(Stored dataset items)
========================================
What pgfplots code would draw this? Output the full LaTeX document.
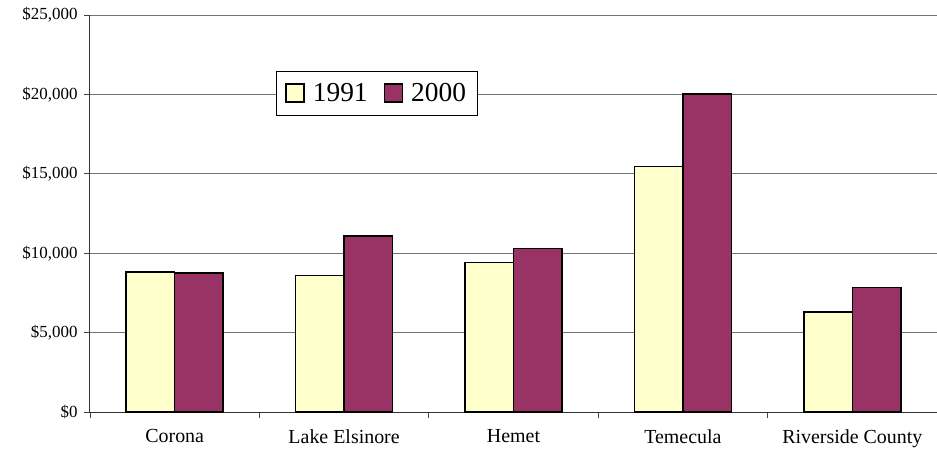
\documentclass[border=0pt]{standalone}
\usepackage{pgfplots}
\pgfplotsset{compat=1.18}
\usepackage{fontspec}
\setmainfont{Liberation Serif}
\definecolor{cyellow}{HTML}{FFFFCC}
\definecolor{cmaroon}{HTML}{993366}
\begin{document}
\begin{tikzpicture}
\useasboundingbox (-90bp,-44bp) rectangle (847bp,412bp);
\begin{axis}[
  at={(0,0)}, anchor=south west,
  scale only axis,
  width=847bp, height=397bp,
  ybar=0pt, bar width=48.5bp,
  xmin=-0.5, xmax=4.5,
  ymin=0, ymax=25000,
  ytick={0,5000,...,25000},
  scaled y ticks=false,
  xtick={0,1,2,3,4},
  xticklabels={Corona,Lake Elsinore,Hemet,Temecula,Riverside County},
  major x tick style={draw=none},
  minor xtick={-0.5,0.5,1.5,2.5,3.5,4.5},
  minor x tick style={draw=black!75, line width=0.8bp},
  minor tick length=6bp,
  major tick length=6bp,
  tick align=outside,
  ytick style={draw=black!75, line width=0.8bp},
  axis x line*=bottom, axis y line*=left,
  axis line style={draw=black!80, line width=1bp, -},
  ymajorgrids, grid style={draw=black!55, line width=0.9bp},
  /pgf/number format/assume math mode=true,
  /pgf/number format/1000 sep={,},
  yticklabel={\$\pgfmathprintnumber{\tick}},
  yticklabel style={font=\fontsize{17}{19}\selectfont, xshift=-3bp},
  xticklabel style={font=\fontsize{20}{22}\selectfont, yshift=-8bp},
  legend columns=2,
  legend style={at={(0.2196,0.859)}, anchor=north west, draw=black, line width=0.8bp,
    font=\fontsize{27.5}{30}\selectfont, inner xsep=9bp, inner ysep=10bp,
    /tikz/every odd column/.append style={column sep=6bp},
    /tikz/every even column/.append style={column sep=14bp}},
  legend cell align=left,
  legend image code/.code={\draw[#1, line width=1.5bp] (0bp,-9bp) rectangle (18bp,9bp);},
]
\addplot[fill=cyellow, draw=black, line width=1.5bp] coordinates {(0,8805) (1,8590) (2,9430) (3,15450) (4,6300)};
\addplot[fill=cmaroon, draw=black, line width=1.5bp] coordinates {(0,8760) (1,11090) (2,10310) (3,20025) (4,7855)};
\legend{1991,2000}
\end{axis}
\end{tikzpicture}
\end{document}
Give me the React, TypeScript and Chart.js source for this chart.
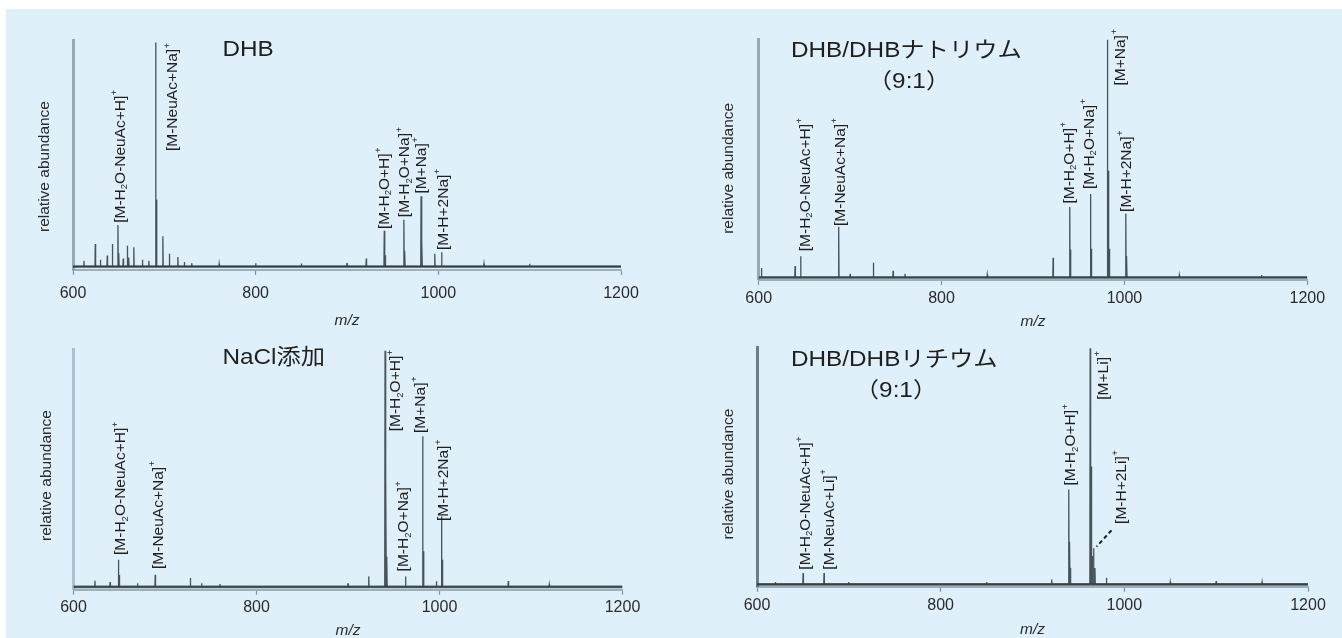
========================================
Drop the images and quote the entries word for word.

#### FINISHED ANSWER:
What pgfplots code would draw this? Output the full LaTeX document.
\documentclass[border=0pt]{standalone}
\usepackage{pgfplots}
\pgfplotsset{compat=1.18}
\usepackage{fontspec}
\setmainfont{Liberation Serif}
\definecolor{cyellow}{HTML}{FFFFCC}
\definecolor{cmaroon}{HTML}{993366}
\begin{document}
\begin{tikzpicture}
\useasboundingbox (-90bp,-44bp) rectangle (847bp,412bp);
\begin{axis}[
  at={(0,0)}, anchor=south west,
  scale only axis,
  width=847bp, height=397bp,
  ybar=0pt, bar width=48.5bp,
  xmin=-0.5, xmax=4.5,
  ymin=0, ymax=25000,
  ytick={0,5000,...,25000},
  scaled y ticks=false,
  xtick={0,1,2,3,4},
  xticklabels={Corona,Lake Elsinore,Hemet,Temecula,Riverside County},
  major x tick style={draw=none},
  minor xtick={-0.5,0.5,1.5,2.5,3.5,4.5},
  minor x tick style={draw=black!75, line width=0.8bp},
  minor tick length=6bp,
  major tick length=6bp,
  tick align=outside,
  ytick style={draw=black!75, line width=0.8bp},
  axis x line*=bottom, axis y line*=left,
  axis line style={draw=black!80, line width=1bp, -},
  ymajorgrids, grid style={draw=black!55, line width=0.9bp},
  /pgf/number format/assume math mode=true,
  /pgf/number format/1000 sep={,},
  yticklabel={\$\pgfmathprintnumber{\tick}},
  yticklabel style={font=\fontsize{17}{19}\selectfont, xshift=-3bp},
  xticklabel style={font=\fontsize{20}{22}\selectfont, yshift=-8bp},
  legend columns=2,
  legend style={at={(0.2196,0.859)}, anchor=north west, draw=black, line width=0.8bp,
    font=\fontsize{27.5}{30}\selectfont, inner xsep=9bp, inner ysep=10bp,
    /tikz/every odd column/.append style={column sep=6bp},
    /tikz/every even column/.append style={column sep=14bp}},
  legend cell align=left,
  legend image code/.code={\draw[#1, line width=1.5bp] (0bp,-9bp) rectangle (18bp,9bp);},
]
\addplot[fill=cyellow, draw=black, line width=1.5bp] coordinates {(0,8805) (1,8590) (2,9430) (3,15450) (4,6300)};
\addplot[fill=cmaroon, draw=black, line width=1.5bp] coordinates {(0,8760) (1,11090) (2,10310) (3,20025) (4,7855)};
\legend{1991,2000}
\end{axis}
\end{tikzpicture}
\end{document}
Give me the React, TypeScript and Chart.js source for this chart.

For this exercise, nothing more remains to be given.